**WORK TO DO:**
Word for word, copy all the data and drop the pictures.

**MATERIAL:**

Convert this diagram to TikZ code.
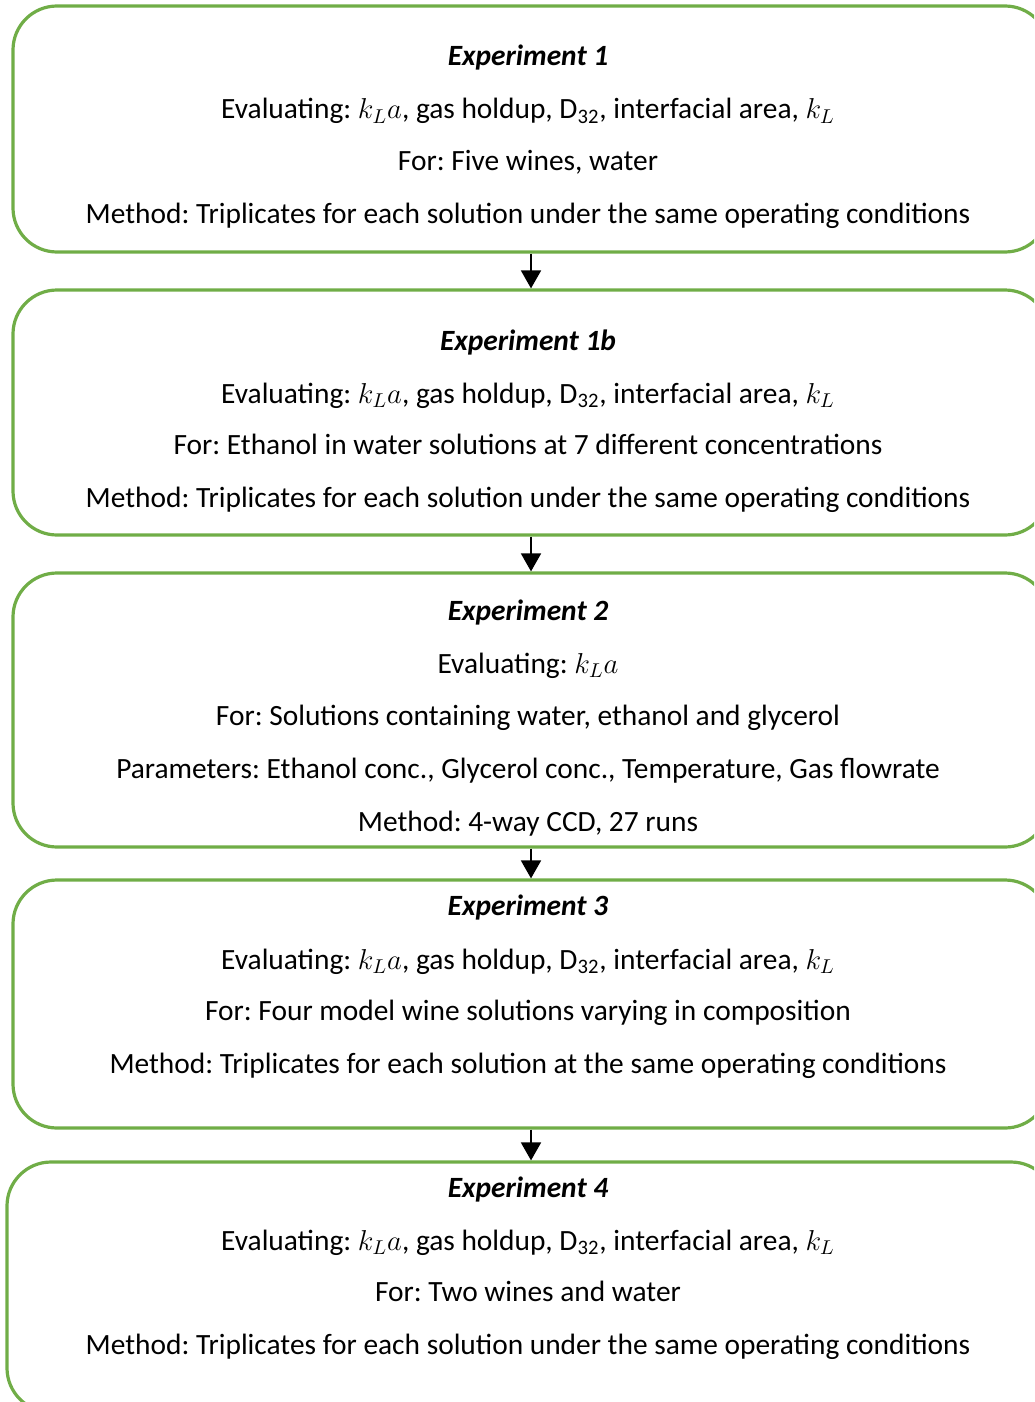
\documentclass[tikz,border=0pt]{standalone}
\usepackage{fontspec}
\setmainfont{Carlito}
\usetikzlibrary{arrows.meta}
\definecolor{expgreen}{RGB}{112,173,71}
\tikzset{
  expbox/.style={draw=expgreen, line width=1.6pt, rounded corners=22pt, inner sep=0pt},
  txt/.style={inner sep=0pt, anchor=base},
  flow/.style={-{Triangle[width=10pt,length=9pt]}, line width=0.9pt},
}
\newcommand\kla{$k_L a$}
\newcommand\evalall{Evaluating: $k_L a$, gas holdup, D\textsubscript{32}, interfacial area, $k_L$}

\begin{document}
\begin{tikzpicture}[x=0.5pt,y=-0.5pt]
    \fontsize{14.7}{17}\selectfont\frenchspacing
    \useasboundingbox (0,0) rectangle (1034,1402);
    \clip (0,0) rectangle (1034,1402);
    % boxes
    \node[expbox, minimum width=518pt, minimum height=123pt] (b1) at (531,129) {};
    \node[expbox, minimum width=518pt, minimum height=122.5pt] (b2) at (531,412.5) {};
    \node[expbox, minimum width=518pt, minimum height=137pt] (b3) at (531,710) {};
    \node[expbox, minimum width=518pt, minimum height=124pt] (b4) at (531,1004) {};
    \node[expbox, minimum width=524pt, minimum height=125pt] (b5) at (531,1287) {};
    % arrows
    \draw[flow] (b1.south) -- (b2.north);
    \draw[flow] (b2.south) -- (b3.north);
    \draw[flow] (b3.south) -- (b4.north);
    \draw[flow] (b4.south) -- (b5.north);
    % experiment 1
    \node[txt] (e1t) at (528,66) {\textbf{\textit{Experiment 1}}};
    \node[txt] (e1e) at (528,119) {\evalall};
    \node[txt] (e1f) at (528,170) {For: Five wines, water};
    \node[txt] (e1m) at (528,223) {Method: Triplicates for each solution under the same operating conditions};
    % experiment 1b
    \node[txt] (e2t) at (528,350) {\textbf{\textit{Experiment 1b}}};
    \node[txt] (e2e) at (528,403) {\evalall};
    \node[txt] (e2f) at (528,454) {For: Ethanol in water solutions at 7 different concentrations};
    \node[txt] (e2m) at (528,507) {Method: Triplicates for each solution under the same operating conditions};
    % experiment 2
    \node[txt] (e3t) at (528,620) {\textbf{\textit{Experiment 2}}};
    \node[txt] (e3e) at (528,673) {Evaluating: \kla};
    \node[txt] (e3f) at (528,725) {For: Solutions containing water, ethanol and glycerol};
    \node[txt] (e3p) at (528,778) {Parameters: Ethanol conc., Glycerol conc., Temperature, Gas flowrate};
    \node[txt] (e3m) at (528,831) {Method: 4-way CCD, 27 runs};
    % experiment 3
    \node[txt] (e4t) at (528,915) {\textbf{\textit{Experiment 3}}};
    \node[txt] (e4e) at (528,969) {\evalall};
    \node[txt] (e4f) at (528,1020) {For: Four model wine solutions varying in composition};
    \node[txt] (e4m) at (528,1073) {Method: Triplicates for each solution at the same operating conditions};
    % experiment 4
    \node[txt] (e5t) at (528,1197) {\textbf{\textit{Experiment 4}}};
    \node[txt] (e5e) at (528,1250) {\evalall};
    \node[txt] (e5f) at (528,1301) {For: Two wines and water};
    \node[txt] (e5m) at (528,1354) {Method: Triplicates for each solution under the same operating conditions};
\end{tikzpicture}
\end{document}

**ANSWER FOR THE TASK:**
Convert this diagram to TikZ code.
\documentclass[tikz,border=0pt]{standalone}
\usepackage{fontspec}
\setmainfont{Carlito}
\usetikzlibrary{arrows.meta}
\definecolor{expgreen}{RGB}{112,173,71}
\tikzset{
  expbox/.style={draw=expgreen, line width=1.6pt, rounded corners=22pt, inner sep=0pt},
  txt/.style={inner sep=0pt, anchor=base},
  flow/.style={-{Triangle[width=10pt,length=9pt]}, line width=0.9pt},
}
\newcommand\kla{$k_L a$}
\newcommand\evalall{Evaluating: $k_L a$, gas holdup, D\textsubscript{32}, interfacial area, $k_L$}

\begin{document}
\begin{tikzpicture}[x=0.5pt,y=-0.5pt]
    \fontsize{14.7}{17}\selectfont\frenchspacing
    \useasboundingbox (0,0) rectangle (1034,1402);
    \clip (0,0) rectangle (1034,1402);
    % boxes
    \node[expbox, minimum width=518pt, minimum height=123pt] (b1) at (531,129) {};
    \node[expbox, minimum width=518pt, minimum height=122.5pt] (b2) at (531,412.5) {};
    \node[expbox, minimum width=518pt, minimum height=137pt] (b3) at (531,710) {};
    \node[expbox, minimum width=518pt, minimum height=124pt] (b4) at (531,1004) {};
    \node[expbox, minimum width=524pt, minimum height=125pt] (b5) at (531,1287) {};
    % arrows
    \draw[flow] (b1.south) -- (b2.north);
    \draw[flow] (b2.south) -- (b3.north);
    \draw[flow] (b3.south) -- (b4.north);
    \draw[flow] (b4.south) -- (b5.north);
    % experiment 1
    \node[txt] (e1t) at (528,66) {\textbf{\textit{Experiment 1}}};
    \node[txt] (e1e) at (528,119) {\evalall};
    \node[txt] (e1f) at (528,170) {For: Five wines, water};
    \node[txt] (e1m) at (528,223) {Method: Triplicates for each solution under the same operating conditions};
    % experiment 1b
    \node[txt] (e2t) at (528,350) {\textbf{\textit{Experiment 1b}}};
    \node[txt] (e2e) at (528,403) {\evalall};
    \node[txt] (e2f) at (528,454) {For: Ethanol in water solutions at 7 different concentrations};
    \node[txt] (e2m) at (528,507) {Method: Triplicates for each solution under the same operating conditions};
    % experiment 2
    \node[txt] (e3t) at (528,620) {\textbf{\textit{Experiment 2}}};
    \node[txt] (e3e) at (528,673) {Evaluating: \kla};
    \node[txt] (e3f) at (528,725) {For: Solutions containing water, ethanol and glycerol};
    \node[txt] (e3p) at (528,778) {Parameters: Ethanol conc., Glycerol conc., Temperature, Gas flowrate};
    \node[txt] (e3m) at (528,831) {Method: 4-way CCD, 27 runs};
    % experiment 3
    \node[txt] (e4t) at (528,915) {\textbf{\textit{Experiment 3}}};
    \node[txt] (e4e) at (528,969) {\evalall};
    \node[txt] (e4f) at (528,1020) {For: Four model wine solutions varying in composition};
    \node[txt] (e4m) at (528,1073) {Method: Triplicates for each solution at the same operating conditions};
    % experiment 4
    \node[txt] (e5t) at (528,1197) {\textbf{\textit{Experiment 4}}};
    \node[txt] (e5e) at (528,1250) {\evalall};
    \node[txt] (e5f) at (528,1301) {For: Two wines and water};
    \node[txt] (e5m) at (528,1354) {Method: Triplicates for each solution under the same operating conditions};
\end{tikzpicture}
\end{document}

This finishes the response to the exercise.